The concept of great wine is subjective. Personally, I believe great wine starts in the vineyard. Wines that have a special sense of place–a uniqueness of expression–qualify in my humble opinion. The technical term for this is what we wine geeks call “terroir.” It is the effect of factors like soil type, climate, altitude and exposure on a vineyard. Small, single-vineyard bottlings generally express this best for obvious reasons.
Now don’t get me wrong, you can certainly make an outstanding wine from a regional, multi-vineyard blend. But these wines are often the product of good winemaking and less about terroir; they tend to admirably display a grape’s varietal character, but not the uniqueness of that same variety grown on a particular sub-soil, like Blue Devonian slate for example.
Perhaps no other white wine reflects its sense of place better than Riesling, and discussion of great Riesling wouldn’t be complete without a nod to Germany, the grape’s ancestral home.
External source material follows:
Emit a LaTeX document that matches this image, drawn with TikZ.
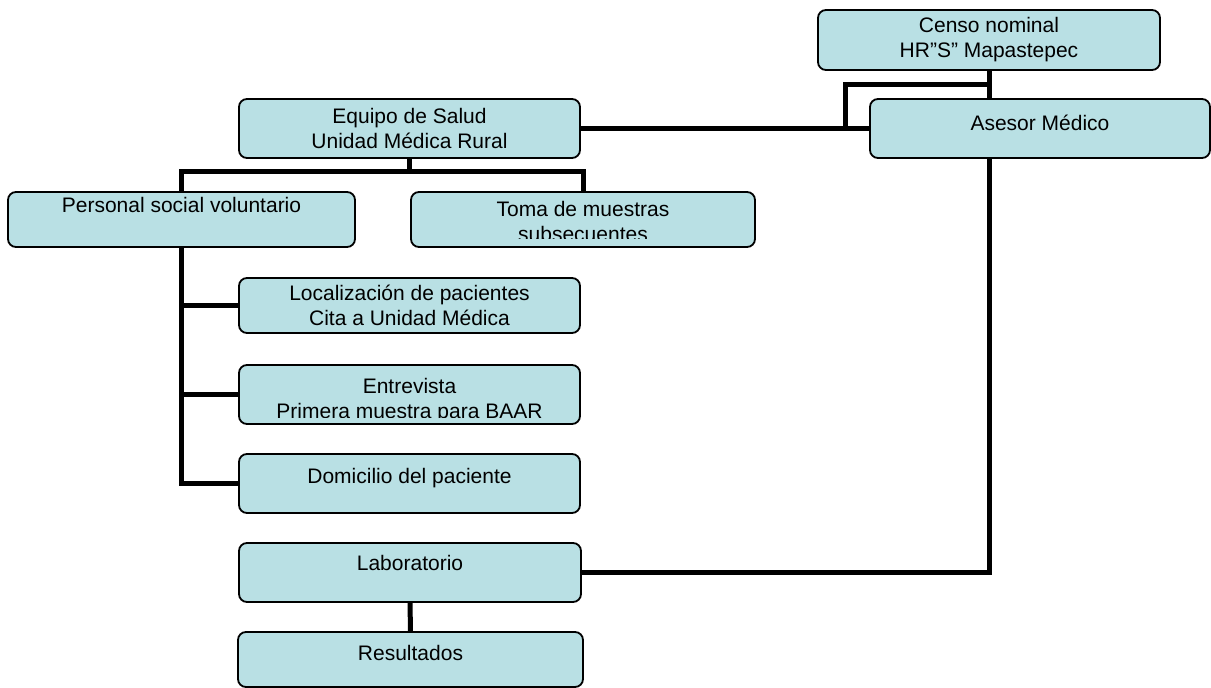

The Mosel River Valley has many great terroir-driven, single-vineyard sites planted to Riesling. Between the towns of Bernkastel and Wehlen likes the tiny village of Graach, location of the Graacher Himmelreich vineyard, which tranlates aptly to the “Kingdom of Heaven.”
Graacher Himmelreich’s steep, southwest-facing slopes and deep soils produce wines that combine both richness and elegance. There’s an abundance of blue slate here, giving Graacher Himmelreich Rieslings a detailed minerality on the palate. Wines from this site often have excellent aging potential.
And while wine from a great terroir can at times be extremely pricey, they don’t categorically have to be expensive. Carl Graff Graacher Himmelreich Riesling Spatlese ($13) is an exceptional value. This bottling is a late-harvest style with juicy, sweet fruit balanced by bright acidity which cleanses the palate and invites you in for another mouth-watering sip. It displays a delicate nose of lime-blossom and green fruit with apricot, apple and citrus flavors leading to a long, minerally finish.
It’s a suitable a match for pork, soft white cheeses and Asian cuisine.
Established in 1860 by Carl Graff, Weingut Carl Graff has been owned and operated by Weinhandelhaus PJ Valckenburg since 1969. Valckenburg’s talented chief winemaker, Tilman Queins, oversees the production of all Rieslings produced at the estate.